◆ What needs to be done ◆
Drop the pictures, then extract the listing word for word.

◆ Source excerpt ◆
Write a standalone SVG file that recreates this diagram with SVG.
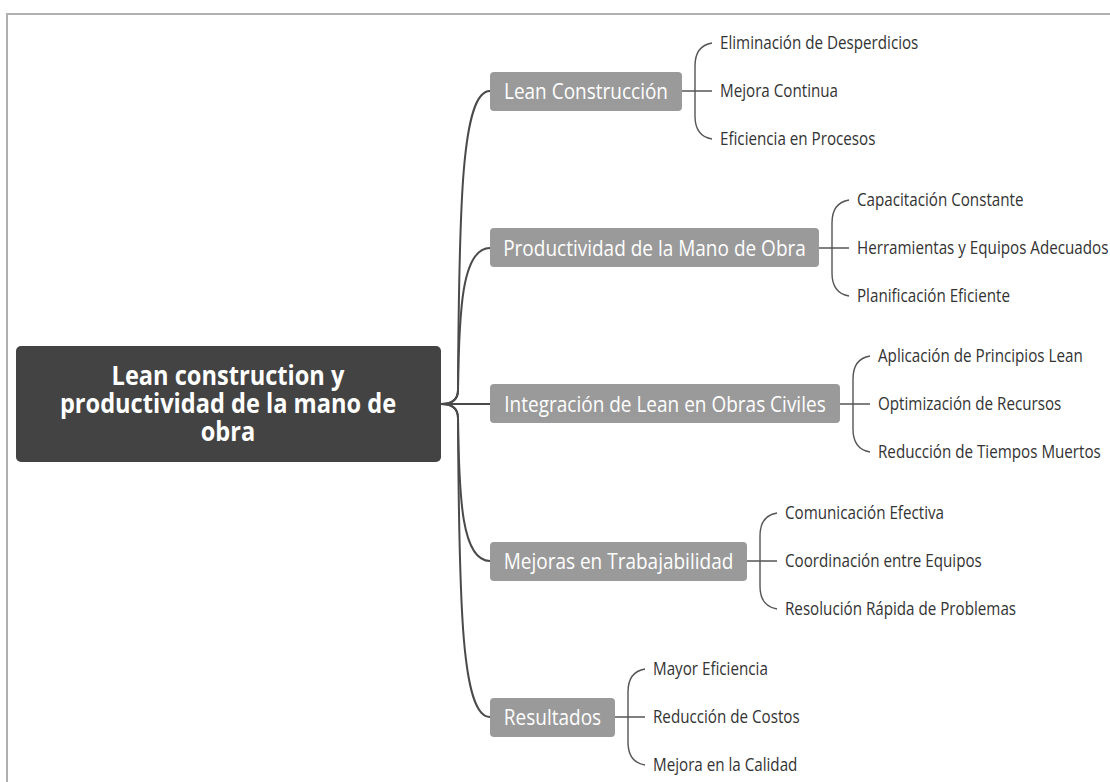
<svg xmlns="http://www.w3.org/2000/svg" width="1110" height="782" viewBox="0 0 1110 782">
<style>
text{font-family:"Open Sans","Noto Sans","Liberation Sans",sans-serif;transform-box:fill-box;transform-origin:center;transform:scaleY(1.15)}
.root{font-size:23.6px;font-weight:700;fill:#fff;text-anchor:middle}
.br{font-size:19px;fill:#fff;text-anchor:middle}
.sub{font-size:15.2px;fill:#333}
.rootbox{fill:#434343}
.brbox{fill:#9a9a9a}
.trunk{fill:none;stroke:#4a4a4a;stroke-width:2}
.twig{fill:none;stroke:#555;stroke-width:1.4}
</style>
<rect width="1110" height="782" fill="#fff"/>
<path d="M7,782 L7,14 L1110,14" fill="none" stroke="#b0b0b0" stroke-width="2"/>
<g id="connectors">
<path class="trunk" d="M441,404 Q458,404 458,390 C459,200 462,91 490,91"/>
<path class="trunk" d="M441,404 Q458,404 458,390 C459,310 462,248 490,248"/>
<path class="trunk" d="M441,404 L490,404"/>
<path class="trunk" d="M441,404 Q458,404 458,418 C459,500 462,561 490,561"/>
<path class="trunk" d="M441,404 Q458,404 458,418 C459,610 462,717 490,717"/>
<path class="twig" d="M682,91 L712,91 M712,43 C700,45 695,53 695,66 L695,116 C695,129 700,137 712,139"/>
<path class="twig" d="M819,248 L849,248 M849,200 C837,202 832,210 832,223 L832,273 C832,286 837,294 849,296"/>
<path class="twig" d="M840,404 L870,404 M870,356 C858,358 853,366 853,379 L853,429 C853,442 858,450 870,452"/>
<path class="twig" d="M747,561 L777,561 M777,513 C765,515 760,523 760,536 L760,586 C760,599 765,607 777,609"/>
<path class="twig" d="M615,717 L645,717 M645,669 C633,671 628,679 628,692 L628,742 C628,755 633,763 645,765"/>
</g>
<g id="root">
<rect class="rootbox" x="16" y="346" width="425" height="116" rx="5"/>
<text class="root" x="228" y="387.25"><tspan x="228">Lean construction y</tspan><tspan x="228" dy="24.35">productividad de la mano de</tspan><tspan x="228" dy="24.35">obra</tspan></text>
</g>
<g id="b1">
<rect class="brbox" x="490" y="72" width="192" height="39" rx="4"/>
<text class="br" x="586" y="98">Lean Construcción</text>
</g>
<g id="b1c">
<text class="sub" x="720" y="48">Eliminación de Desperdicios</text>
<text class="sub" x="720" y="96">Mejora Continua</text>
<text class="sub" x="720" y="144">Eficiencia en Procesos</text>
</g>
<g id="b2">
<rect class="brbox" x="490" y="228" width="329" height="39" rx="4"/>
<text class="br" x="654.5" y="255">Productividad de la Mano de Obra</text>
</g>
<g id="b2c">
<text class="sub" x="857" y="205">Capacitación Constante</text>
<text class="sub" x="857" y="253">Herramientas y Equipos Adecuados</text>
<text class="sub" x="857" y="301">Planificación Eficiente</text>
</g>
<g id="b3">
<rect class="brbox" x="490" y="384" width="350" height="39" rx="4"/>
<text class="br" x="665" y="411">Integración de Lean en Obras Civiles</text>
</g>
<g id="b3c">
<text class="sub" x="878" y="361">Aplicación de Principios Lean</text>
<text class="sub" x="878" y="409">Optimización de Recursos</text>
<text class="sub" x="878" y="457">Reducción de Tiempos Muertos</text>
</g>
<g id="b4">
<rect class="brbox" x="490" y="542" width="257" height="39" rx="4"/>
<text class="br" x="618.5" y="568">Mejoras en Trabajabilidad</text>
</g>
<g id="b4c">
<text class="sub" x="785" y="518">Comunicación Efectiva</text>
<text class="sub" x="785" y="566">Coordinación entre Equipos</text>
<text class="sub" x="785" y="614">Resolución Rápida de Problemas</text>
</g>
<g id="b5">
<rect class="brbox" x="490" y="698" width="125" height="39" rx="4"/>
<text class="br" x="552.5" y="724">Resultados</text>
</g>
<g id="b5c">
<text class="sub" x="653" y="674">Mayor Eficiencia</text>
<text class="sub" x="653" y="722">Reducción de Costos</text>
<text class="sub" x="653" y="770">Mejora en la Calidad</text>
</g>
</svg>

◆ Correct answer ◆
Write a standalone SVG file that recreates this diagram with SVG.
<svg xmlns="http://www.w3.org/2000/svg" width="1110" height="782" viewBox="0 0 1110 782">
<style>
text{font-family:"Open Sans","Noto Sans","Liberation Sans",sans-serif;transform-box:fill-box;transform-origin:center;transform:scaleY(1.15)}
.root{font-size:23.6px;font-weight:700;fill:#fff;text-anchor:middle}
.br{font-size:19px;fill:#fff;text-anchor:middle}
.sub{font-size:15.2px;fill:#333}
.rootbox{fill:#434343}
.brbox{fill:#9a9a9a}
.trunk{fill:none;stroke:#4a4a4a;stroke-width:2}
.twig{fill:none;stroke:#555;stroke-width:1.4}
</style>
<rect width="1110" height="782" fill="#fff"/>
<path d="M7,782 L7,14 L1110,14" fill="none" stroke="#b0b0b0" stroke-width="2"/>
<g id="connectors">
<path class="trunk" d="M441,404 Q458,404 458,390 C459,200 462,91 490,91"/>
<path class="trunk" d="M441,404 Q458,404 458,390 C459,310 462,248 490,248"/>
<path class="trunk" d="M441,404 L490,404"/>
<path class="trunk" d="M441,404 Q458,404 458,418 C459,500 462,561 490,561"/>
<path class="trunk" d="M441,404 Q458,404 458,418 C459,610 462,717 490,717"/>
<path class="twig" d="M682,91 L712,91 M712,43 C700,45 695,53 695,66 L695,116 C695,129 700,137 712,139"/>
<path class="twig" d="M819,248 L849,248 M849,200 C837,202 832,210 832,223 L832,273 C832,286 837,294 849,296"/>
<path class="twig" d="M840,404 L870,404 M870,356 C858,358 853,366 853,379 L853,429 C853,442 858,450 870,452"/>
<path class="twig" d="M747,561 L777,561 M777,513 C765,515 760,523 760,536 L760,586 C760,599 765,607 777,609"/>
<path class="twig" d="M615,717 L645,717 M645,669 C633,671 628,679 628,692 L628,742 C628,755 633,763 645,765"/>
</g>
<g id="root">
<rect class="rootbox" x="16" y="346" width="425" height="116" rx="5"/>
<text class="root" x="228" y="387.25"><tspan x="228">Lean construction y</tspan><tspan x="228" dy="24.35">productividad de la mano de</tspan><tspan x="228" dy="24.35">obra</tspan></text>
</g>
<g id="b1">
<rect class="brbox" x="490" y="72" width="192" height="39" rx="4"/>
<text class="br" x="586" y="98">Lean Construcción</text>
</g>
<g id="b1c">
<text class="sub" x="720" y="48">Eliminación de Desperdicios</text>
<text class="sub" x="720" y="96">Mejora Continua</text>
<text class="sub" x="720" y="144">Eficiencia en Procesos</text>
</g>
<g id="b2">
<rect class="brbox" x="490" y="228" width="329" height="39" rx="4"/>
<text class="br" x="654.5" y="255">Productividad de la Mano de Obra</text>
</g>
<g id="b2c">
<text class="sub" x="857" y="205">Capacitación Constante</text>
<text class="sub" x="857" y="253">Herramientas y Equipos Adecuados</text>
<text class="sub" x="857" y="301">Planificación Eficiente</text>
</g>
<g id="b3">
<rect class="brbox" x="490" y="384" width="350" height="39" rx="4"/>
<text class="br" x="665" y="411">Integración de Lean en Obras Civiles</text>
</g>
<g id="b3c">
<text class="sub" x="878" y="361">Aplicación de Principios Lean</text>
<text class="sub" x="878" y="409">Optimización de Recursos</text>
<text class="sub" x="878" y="457">Reducción de Tiempos Muertos</text>
</g>
<g id="b4">
<rect class="brbox" x="490" y="542" width="257" height="39" rx="4"/>
<text class="br" x="618.5" y="568">Mejoras en Trabajabilidad</text>
</g>
<g id="b4c">
<text class="sub" x="785" y="518">Comunicación Efectiva</text>
<text class="sub" x="785" y="566">Coordinación entre Equipos</text>
<text class="sub" x="785" y="614">Resolución Rápida de Problemas</text>
</g>
<g id="b5">
<rect class="brbox" x="490" y="698" width="125" height="39" rx="4"/>
<text class="br" x="552.5" y="724">Resultados</text>
</g>
<g id="b5c">
<text class="sub" x="653" y="674">Mayor Eficiencia</text>
<text class="sub" x="653" y="722">Reducción de Costos</text>
<text class="sub" x="653" y="770">Mejora en la Calidad</text>
</g>
</svg>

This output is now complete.